Usulan perbaikan tata kelola ini sejalan dengan hasil Rapat Kerja (Raker) Baleg DPR bersama Kementerian Pendidikan Dasar, Menengah, dan Kebudayaan (Kemendikdasmen) serta Kementerian Agama (Kemenag) yang digelar pada Rabu (19/11). Dalam rapat tersebut, Wakil Menteri Pendidikan Dasar, Menengah, dan Kebudayaan (Wamendikdasmen), Atip Latipulhayat, mengusulkan agar guru harus diatur sebagai sebuah **profesi** murni. Tujuannya adalah agar guru yang berstatus ASN dapat lebih fokus pada tugas-tugas edukatif dan tidak terbebani oleh urusan administratif yang berlebihan.
Senada dengan itu, Direktur Jenderal Guru dan Tenaga Kependidikan (Dirjen GTK) Kemendikdasmen, Nunuk Suryani, menyampaikan pandangan bahwa pengelolaan guru, termasuk urusan distribusi, sebaiknya dilakukan **sepenuhnya oleh pemerintah pusat**. Sentralisasi pengelolaan ini diyakini akan mempermudah dan mengefektifkan distribusi guru ke seluruh pelosok tanah air, sehingga masalah kekurangan guru di daerah terpencil dapat diatasi dengan lebih baik.
Masalah kesejahteraan guru juga menjadi perhatian Menteri Agama, Nasaruddin Umar, yang turut hadir dalam Raker tersebut. Menteri Agama mengungkapkan bahwa banyak guru madrasah yang berada di bawah naungan Kemenag dan bukan berstatus ASN menghadapi nasib yang sama buruknya, dengan gaji bulanan yang sangat minim, bahkan hanya berkisar antara **Rp 150 ribu hingga Rp 300 ribu per bulan**. Ia menekankan bahwa kondisi ini harus segera dicarikan solusi yang komprehensif.

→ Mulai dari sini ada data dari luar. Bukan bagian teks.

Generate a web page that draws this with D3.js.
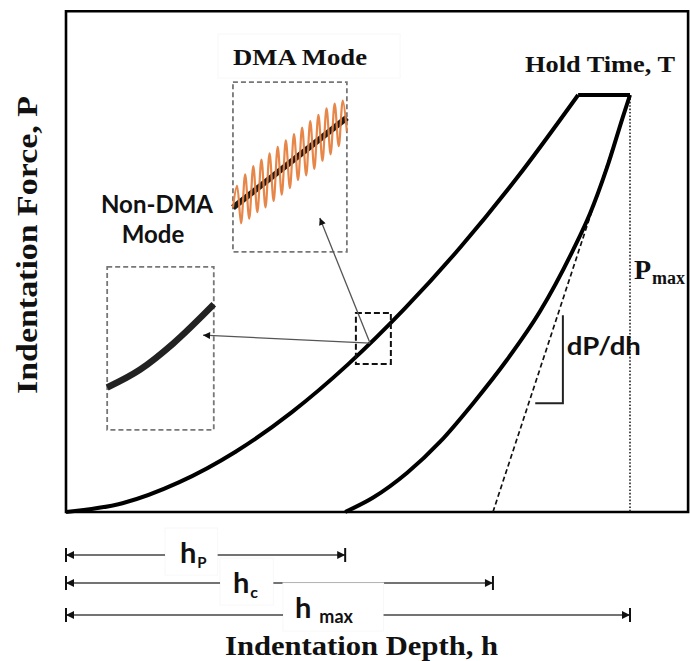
<!DOCTYPE html>
<html><head><meta charset="utf-8">
<script src="https://cdn.jsdelivr.net/npm/d3@7"></script>
<style>html,body{margin:0;padding:0;background:#fff;} svg{display:block}</style>
</head><body>
<script>
// ---------------- data (depth and force in relative units, hmax = 100, Pmax = 100) ----------------
const loadingDepth = [0, 10, 20, 30, 40, 50, 60, 70, 80, 90.8];
const loadingForce = [0, 2.1, 7.1, 14.4, 23.9, 35.4, 48.7, 63.6, 80.2, 100];
const holdDepth = [90.8, 100];
const holdForce = [100, 100];
const unloadDepth = [49.5, 54.4, 60.5, 66.3, 72.2, 78.2, 84.0, 89.9, 92.9, 95.9, 98.8, 100];
const unloadForce = [0, 3.4, 9.4, 16.8, 26.1, 36.5, 48.0, 62.8, 71.5, 82.5, 95.0, 100];
const tangentDepth = [75.7, 100];
const tangentForce = [0, 100];
const dimNames = ["hP", "hc", "hmax"];
const dimBase = ["h", "h", "h"];
const dimSub = ["P", "c", "max"];
const dimDepth = [49.5, 75.7, 100];
// insets (local 0..1 units)
const nonDmaT = [0, 0.31, 0.62, 1];
const nonDmaV = [0.26, 0.37, 0.53, 0.77];
const dmaBaseT = [0, 1];
const dmaBaseV = [0.26, 0.79];
const dmaOsc = [0, 0.11, -0.13, 0.14, -0.14, 0.15, -0.14, 0.15, -0.15, 0.15, -0.15, 0.15, -0.15, 0.15,
                -0.15, 0.15, -0.14, 0.15, -0.15, 0.15, -0.15, 0.15, -0.14, 0.15, -0.14, 0.14, -0.13, 0.12, -0.08];

// ---------------- layout ----------------
const W = 690, H = 661;
const x = d3.scaleLinear().domain([0, 100]).range([66, 630]);
const y = d3.scaleLinear().domain([0, 100]).range([512, 95]);
const frameDepthMax = 110.3, frameForceMax = 120.1;

const svg = d3.select("body").append("svg").attr("width", W).attr("height", H);
const defs = svg.append("defs");
function marker(id, w, h) {
  defs.append("marker").attr("id", id).attr("viewBox", "0 0 10 10")
    .attr("refX", 10).attr("refY", 5).attr("markerUnits", "userSpaceOnUse")
    .attr("markerWidth", w).attr("markerHeight", h).attr("orient", "auto-start-reverse")
    .append("path").attr("d", "M0,0L10,5L0,10Z").attr("fill", "#111");
}
marker("arrDim", 10, 8);
marker("arrAnn", 10, 7);

const serif = "'Liberation Serif','Times New Roman',serif";
const sans = "Lato,'Open Sans','DejaVu Sans',sans-serif";
const faint = "#f8f8f8";

// frame
svg.append("path")
  .attr("d", `M${x(0)},${y(frameForceMax)}L${x(0)},${y(0)}L${x(frameDepthMax)},${y(0)}L${x(frameDepthMax)},${y(frameForceMax)}Z`)
  .attr("fill", "none").attr("stroke", "#000").attr("stroke-width", 2.6);

// Pmax dotted line
svg.append("line").attr("x1", x(100)).attr("x2", x(100)).attr("y1", y(100)).attr("y2", y(0))
  .attr("stroke", "#222").attr("stroke-width", 1.6).attr("stroke-dasharray", "1.6,1.8");

// tangent dashed
svg.append("line").attr("x1", x(tangentDepth[0])).attr("y1", y(tangentForce[0]))
  .attr("x2", x(tangentDepth[1])).attr("y2", y(tangentForce[1]))
  .attr("stroke", "#111").attr("stroke-width", 1.7).attr("stroke-dasharray", "5,3");

const line = d3.line().x(d => x(d[0])).y(d => y(d[1]));
const loadPts = loadingDepth.map((d, i) => [d, loadingForce[i]]);
const unloadPts = unloadDepth.map((d, i) => [d, unloadForce[i]]);
const holdPts = holdDepth.map((d, i) => [d, holdForce[i]]);
svg.append("path").attr("d", line.curve(d3.curveMonotoneX)(loadPts))
  .attr("fill", "none").attr("stroke", "#000").attr("stroke-width", 4);
svg.append("path").attr("d", line.curve(d3.curveMonotoneX)(unloadPts))
  .attr("fill", "none").attr("stroke", "#000").attr("stroke-width", 4);
svg.append("path").attr("d", line.curve(d3.curveLinear)(holdPts))
  .attr("fill", "none").attr("stroke", "#000").attr("stroke-width", 4).attr("stroke-linejoin", "miter");

// dP/dh slope triangle
const tri = {d0: 83.2, d1: 88.1, f0: 26.1, f1: 47.2};
svg.append("path")
  .attr("d", `M${x(tri.d1)},${y(tri.f1)}L${x(tri.d1)},${y(tri.f0)}L${x(tri.d0)},${y(tri.f0)}`)
  .attr("fill", "none").attr("stroke", "#222").attr("stroke-width", 2);
svg.append("text").attr("x", x(tri.d1) + 4).attr("y", 355)
  .attr("font-family", sans).attr("font-weight", 700).attr("font-size", 25)
  .attr("textLength", 74).attr("lengthAdjust", "spacingAndGlyphs").attr("fill", "#111").text("dP/dh");

// Pmax label
const pm = svg.append("text").attr("x", x(100) + 4).attr("y", 279).attr("font-family", serif).attr("font-weight", 700).attr("fill", "#111");
pm.append("tspan").attr("font-size", 28).text("P");
pm.append("tspan").attr("font-size", 18).attr("dy", 5).attr("dx", 1).text("max");

// Hold time label
svg.append("text").attr("x", 525).attr("y", 72).attr("font-family", serif).attr("font-weight", 700)
  .attr("font-size", 23).attr("textLength", 150).attr("lengthAdjust", "spacingAndGlyphs").attr("fill", "#111").text("Hold Time, T");

// small dashed box on loading curve
const sb = {d0: 51.4, d1: 57.6, f0: 35.5, f1: 47.7};
svg.append("rect").attr("x", x(sb.d0)).attr("y", y(sb.f1)).attr("width", x(sb.d1) - x(sb.d0)).attr("height", y(sb.f0) - y(sb.f1))
  .attr("fill", "none").attr("stroke", "#111").attr("stroke-width", 2).attr("stroke-dasharray", "6,3");

// Non-DMA inset
const nb = {d0: 7.3, d1: 26.2, f0: 19.7, f1: 58.8};
svg.append("rect").attr("x", x(nb.d0)).attr("y", y(nb.f1)).attr("width", x(nb.d1) - x(nb.d0)).attr("height", y(nb.f0) - y(nb.f1))
  .attr("fill", "#fff").attr("stroke", "#777").attr("stroke-width", 1.8).attr("stroke-dasharray", "5,3");
{
  const lx = d3.scaleLinear().domain([0, 1]).range([x(nb.d0), x(nb.d1)]);
  const ly = d3.scaleLinear().domain([0, 1]).range([y(nb.f0), y(nb.f1)]);
  svg.append("path").attr("d", d3.line().x(d => lx(d[0])).y(d => ly(d[1])).curve(d3.curveMonotoneX)(nonDmaT.map((t, i) => [t, nonDmaV[i]])))
    .attr("fill", "none").attr("stroke", "#222").attr("stroke-width", 6.5);
}
svg.append("text").attr("x", 157).attr("y", 213).attr("text-anchor", "middle").attr("font-family", sans).attr("font-weight", 700)
  .attr("font-size", 24).attr("fill", "#111").text("Non-DMA");
svg.append("text").attr("x", 153).attr("y", 243).attr("text-anchor", "middle").attr("font-family", sans).attr("font-weight", 700)
  .attr("font-size", 24).attr("fill", "#111").text("Mode");

// DMA inset
const db = {d0: 29.6, d1: 49.8, f0: 62.4, f1: 103.1};
svg.append("rect").attr("x", 218).attr("y", 34).attr("width", 182).attr("height", 44).attr("fill", "#fff").attr("stroke", faint);
svg.append("rect").attr("x", x(db.d0)).attr("y", y(db.f1)).attr("width", x(db.d1) - x(db.d0)).attr("height", y(db.f0) - y(db.f1))
  .attr("fill", "#fff").attr("stroke", "#777").attr("stroke-width", 1.8).attr("stroke-dasharray", "5,3");
{
  const lx = d3.scaleLinear().domain([0, 1]).range([x(db.d0), x(db.d1)]);
  const ly = d3.scaleLinear().domain([0, 1]).range([y(db.f0), y(db.f1)]);
  const base = d3.scaleLinear().domain(dmaBaseT).range(dmaBaseV);
  svg.append("path").attr("d", d3.line().x(d => lx(d[0])).y(d => ly(d[1]))(dmaBaseT.map((t, i) => [t, dmaBaseV[i]])))
    .attr("fill", "none").attr("stroke", "#1a1a1a").attr("stroke-width", 6);
  const n = dmaOsc.length;
  const oscPts = dmaOsc.map((o, i) => [i / (n - 1), base(i / (n - 1)) + o]);
  svg.append("path").attr("d", d3.line().x(d => lx(d[0])).y(d => ly(d[1])).curve(d3.curveCatmullRom)(oscPts))
    .attr("fill", "none").attr("stroke", "#e5803f").attr("stroke-width", 2.2).attr("opacity", 0.95);
}
svg.append("text").attr("x", 233).attr("y", 65).attr("font-family", serif).attr("font-weight", 700)
  .attr("font-size", 23).attr("textLength", 134).attr("lengthAdjust", "spacingAndGlyphs").attr("fill", "#111").text("DMA Mode");

// annotation arrows (drawn over the insets)
const arrStart = [53.9, 40.5];
const arrTips = [[24.3, 42.4], [45.0, 70.5]];
arrTips.forEach(t => {
  svg.append("line").attr("x1", x(arrStart[0])).attr("y1", y(arrStart[1])).attr("x2", x(t[0])).attr("y2", y(t[1]))
    .attr("stroke", "#555").attr("stroke-width", 1.3).attr("marker-end", "url(#arrAnn)");
});

// dimension lines under the axis
const dimY = [555, 583, 615];
const dimLabelX = [180, 233, 295];
const dimLabelY = [563, 593, 618];
const dimSubSize = [15, 16, 18];
const dimSubDy = [5, 5, 5];
const dimPad = [[15, 11], [13, 15], [12, 30]];
dimNames.forEach((nm, i) => {
  const g = svg.append("g");
  const t = g.append("text").attr("x", dimLabelX[i]).attr("y", dimLabelY[i]).attr("font-family", sans).attr("font-weight", 700).attr("fill", "#111");
  t.append("tspan").attr("font-size", 29).text(dimBase[i]);
  t.append("tspan").attr("font-size", dimSubSize[i]).attr("dy", dimSubDy[i]).attr("dx", i === 2 ? 8 : 1).text(dimSub[i]);
  const bb = t.node().getBBox();
  const gx0 = bb.x - dimPad[i][0], gx1 = bb.x + bb.width + dimPad[i][1];
  g.insert("rect", "text").attr("x", gx0).attr("y", bb.y - 6).attr("width", gx1 - gx0).attr("height", bb.height + 10)
    .attr("fill", "#fff").attr("stroke", faint);
  g.append("line").attr("x1", gx0).attr("x2", x(0)).attr("y1", dimY[i]).attr("y2", dimY[i])
    .attr("stroke", "#444").attr("stroke-width", 1.3).attr("marker-end", "url(#arrDim)");
  g.append("line").attr("x1", gx1).attr("x2", x(dimDepth[i])).attr("y1", dimY[i]).attr("y2", dimY[i])
    .attr("stroke", "#444").attr("stroke-width", 1.3).attr("marker-end", "url(#arrDim)");
  [x(0), x(dimDepth[i])].forEach(px => g.append("line").attr("x1", px).attr("x2", px)
    .attr("y1", dimY[i] - 7).attr("y2", dimY[i] + 7).attr("stroke", "#111").attr("stroke-width", 2));
});

// axis titles
svg.append("text").attr("x", 225).attr("y", 655).attr("font-family", serif).attr("font-weight", 700)
  .attr("font-size", 27).attr("textLength", 273).attr("lengthAdjust", "spacingAndGlyphs").attr("fill", "#111").text("Indentation Depth, h");
svg.append("text").attr("transform", "translate(37,245) rotate(-90)").attr("text-anchor", "middle")
  .attr("font-family", serif).attr("font-weight", 700).attr("font-size", 30)
  .attr("textLength", 298).attr("lengthAdjust", "spacingAndGlyphs")
  .attr("fill", "#111").text("Indentation Force, P");
</script>
</body></html>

Secara keseluruhan, upaya revisi Undang-Undang Guru dan Dosen yang diinisiasi oleh Baleg DPR ini bertujuan untuk menciptakan kerangka hukum yang lebih kuat dan adil, yang secara eksplisit menjamin kesejahteraan minimum, perlindungan hukum yang tegas, serta tata kelola profesi yang bebas dari intervensi politik, demi mengangkat harkat dan martabat para guru sebagai tonggak utama kemajuan pendidikan nasional.